§ **AIM OF THE TASK**: Copy the listing verbatim, excluding any images found in it.

§ **DATA SECTION**:
## BEGIN
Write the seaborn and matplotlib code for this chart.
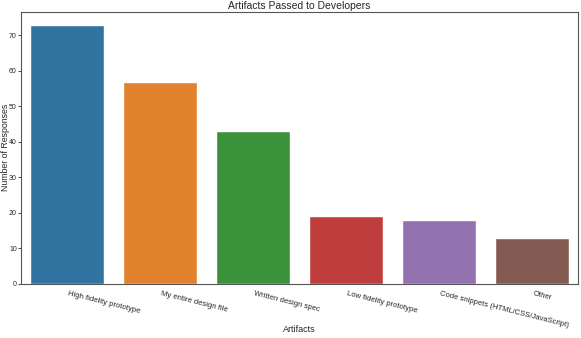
import pandas as pd
import matplotlib
matplotlib.use("Agg")
import matplotlib.pyplot as plt
import seaborn as sns

# Dane z wykresu
artifacts = ["High fidelity prototype", "My entire design file", "Written design spec",
             "Low fidelity prototype", "Code snippets (HTML/CSS/JavaScript)", "Other"]
responses = [73, 57, 43, 19, 18, 13]

df = pd.DataFrame({"Artifacts": artifacts, "Number of Responses": responses})

sns.set_style("white")
plt.rcParams["font.family"] = ["Liberation Sans", "DejaVu Sans"]
plt.rcParams["axes.edgecolor"] = "#555555"

fig, ax = plt.subplots(figsize=(5.81, 3.38), dpi=100)
sns.barplot(data=df, x="Artifacts", y="Number of Responses", hue="Artifacts",
            palette="tab10", saturation=0.75, legend=False, ax=ax)
ax.set_title("Artifacts Passed to Developers", fontsize=7.5, pad=2)
ax.set_xlabel("Artifacts", fontsize=6.5)
ax.set_ylabel("Number of Responses", fontsize=6.3)
ax.xaxis.set_label_coords(0.5, -0.15)
ax.yaxis.set_label_coords(-0.019, 0.5)
ax.tick_params(axis="y", labelsize=5.0, left=True, length=2, width=0.6, pad=1)
ax.tick_params(axis="x", labelsize=5.5, pad=1)
plt.setp(ax.get_xticklabels(), rotation=-14, ha="left")
for s in ax.spines.values():
    s.set_linewidth(0.8)

fig.subplots_adjust(left=0.036, right=0.995, top=0.965, bottom=0.16)
fig.savefig("out.png", dpi=100)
## END
§ **TASK RESULT**:
Write the seaborn and matplotlib code for this chart.
import pandas as pd
import matplotlib
matplotlib.use("Agg")
import matplotlib.pyplot as plt
import seaborn as sns

# Dane z wykresu
artifacts = ["High fidelity prototype", "My entire design file", "Written design spec",
             "Low fidelity prototype", "Code snippets (HTML/CSS/JavaScript)", "Other"]
responses = [73, 57, 43, 19, 18, 13]

df = pd.DataFrame({"Artifacts": artifacts, "Number of Responses": responses})

sns.set_style("white")
plt.rcParams["font.family"] = ["Liberation Sans", "DejaVu Sans"]
plt.rcParams["axes.edgecolor"] = "#555555"

fig, ax = plt.subplots(figsize=(5.81, 3.38), dpi=100)
sns.barplot(data=df, x="Artifacts", y="Number of Responses", hue="Artifacts",
            palette="tab10", saturation=0.75, legend=False, ax=ax)
ax.set_title("Artifacts Passed to Developers", fontsize=7.5, pad=2)
ax.set_xlabel("Artifacts", fontsize=6.5)
ax.set_ylabel("Number of Responses", fontsize=6.3)
ax.xaxis.set_label_coords(0.5, -0.15)
ax.yaxis.set_label_coords(-0.019, 0.5)
ax.tick_params(axis="y", labelsize=5.0, left=True, length=2, width=0.6, pad=1)
ax.tick_params(axis="x", labelsize=5.5, pad=1)
plt.setp(ax.get_xticklabels(), rotation=-14, ha="left")
for s in ax.spines.values():
    s.set_linewidth(0.8)

fig.subplots_adjust(left=0.036, right=0.995, top=0.965, bottom=0.16)
fig.savefig("out.png", dpi=100)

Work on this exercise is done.